New emergency system alerts public to danger with high speed service
Sunday, January 22, 2006 12:09 PM CST

 

 

By GREG BISCHOF
Texarkana Gazette

The Oct. 15 train derailment and explosion in a railyard near downtown Texarkana provided an example of why local officials recently voted for a high-speed emergency response system.

A woman was killed and hundreds of Arkansas-side residents were forced from their homes.

The incident prompted the Intergovernmental Advisory Committee last week to hire the CodeRED Emergency Notification Systems of Ormond, Fla., to provide the high-speed public emergency warning service for the Texarkana area.

The system can be used to initiate as many as 1,600 telephone calls a minute to residences and businesses targeted for emergency evacuation.

Lt. Shawn Vaughn, the Bi-State Justice Building’s commander of Central Records and Communications, said the explosion caused by the derailment brought a flood of residential calls to the Bi-State emergency 911 system. The calls were from residents whose homes shook from the explosion, hoping to find out what happened. Others called in what they believed to be attempted burglaries since the explosions jolted their homes and made subsequent loud noises, Vaughn said.

Besides train derailments, fires and hazardous chemical situations, the new system, which would contain recorded public safety messages, can be used to notify residents of floods, weather warnings, environmental disasters and terrorist alerts. Such alerts could go out to a portion of the city or to the whole city if need be. The system could be programmed to call each individual resident as many as three times.

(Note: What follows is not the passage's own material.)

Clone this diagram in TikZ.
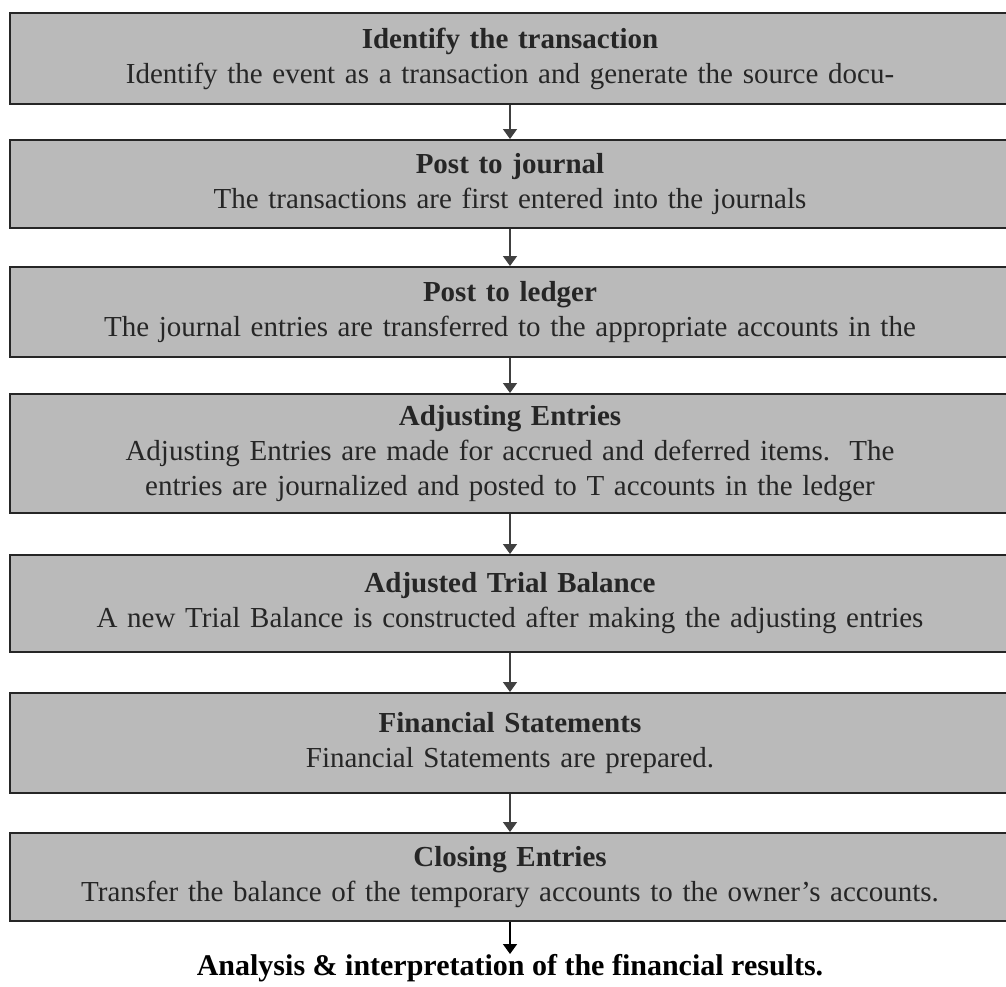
\documentclass[tikz,border=0pt]{standalone}
\usepackage{fontspec}
\setmainfont{Liberation Serif}
\usetikzlibrary{positioning,arrows.meta}
\begin{document}
\begin{tikzpicture}[x=1pt,y=1pt,node distance=34pt,>={Triangle[width=14pt,length=10pt]}]
  \tikzstyle{stage}=[draw=black!85,line width=2pt,fill=black!27,minimum width=1000pt,text width=990pt,align=center,inner sep=0pt,text=black!85,font=\fontsize{29}{35}\selectfont]
  \tikzstyle{link}=[->,line width=1.6pt,draw=black!75,fill=black!45]
  \tikzstyle{result}=[inner sep=0pt,font=\fontsize{30}{34}\selectfont\bfseries]

  \useasboundingbox (0,0) rectangle (1006,-986);

  \node [stage,minimum height=91pt] (s1) at (510,-58.5)
    {\textbf{Identify the transaction}\\Identify the event as a transaction and generate the source docu-};

  \node [stage,minimum height=88pt] (s2) [below=34pt of s1]
    {\textbf{Post to journal}\\The transactions are first entered into the journals};

  \node [stage,minimum height=90pt] (s3) [below=37pt of s2]
    {\textbf{Post to ledger}\\The journal entries are transferred to the appropriate accounts in the};

  \node [stage,minimum height=119pt] (s4) [below=35pt of s3]
    {\textbf{Adjusting Entries}\\Adjusting Entries are made for accrued and deferred items.\ \ The\\entries are journalized and posted to T accounts in the ledger};

  \node [stage,minimum height=97pt] (s5) [below=40pt of s4]
    {\textbf{Adjusted Trial Balance}\\A new Trial Balance is constructed after making the adjusting entries};

  \node [stage,minimum height=100pt] (s6) [below=39pt of s5]
    {\textbf{Financial Statements}\\Financial Statements are prepared.};

  \node [stage,minimum height=88pt] (s7) [below=38pt of s6]
    {\textbf{Closing Entries}\\Transfer the balance of the temporary accounts to the owner's accounts.};

  \node [result] (res) at (510,-968) {Analysis \& interpretation of the financial results.};

  % arrows between the stages
  \foreach \a/\b in {s1/s2,s2/s3,s3/s4,s4/s5,s5/s6,s6/s7}
    \draw [link] (\a) -- (\b);
  \draw [->,line width=1.6pt,black] (s7.south) -- (res.north);

\end{tikzpicture}
\end{document}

Besides alerting the public, the system could also be used to notify any public safety personnel needed to assist in any given emergency. For example, Vaughn said the few dispatchers working the morning of the derailment had to answer the flood of residential calls regarding the explosion, and call all available emergency and public safety personnel. “The dispatchers were having to answer all these calls as well as call about 90 police officers and other public safety personnel,” Vaughn said. “With this new system we can call all 90 officers in three minutes.”

Bowie County Judge James Carlow said CodeRED would have also greatly aided emergency management personnel that day because the county had to contend with putting public school buses on standby to possibly evacuate as many as 900 of its inmates out of the Bowie County Correctional Center the Bi-State Justice Building Jail, if necessary.

“As it turned out, we didn’t need to evacuate the prisoners. But for a while it looked like we might have to because of the location of the rail yards,” he said.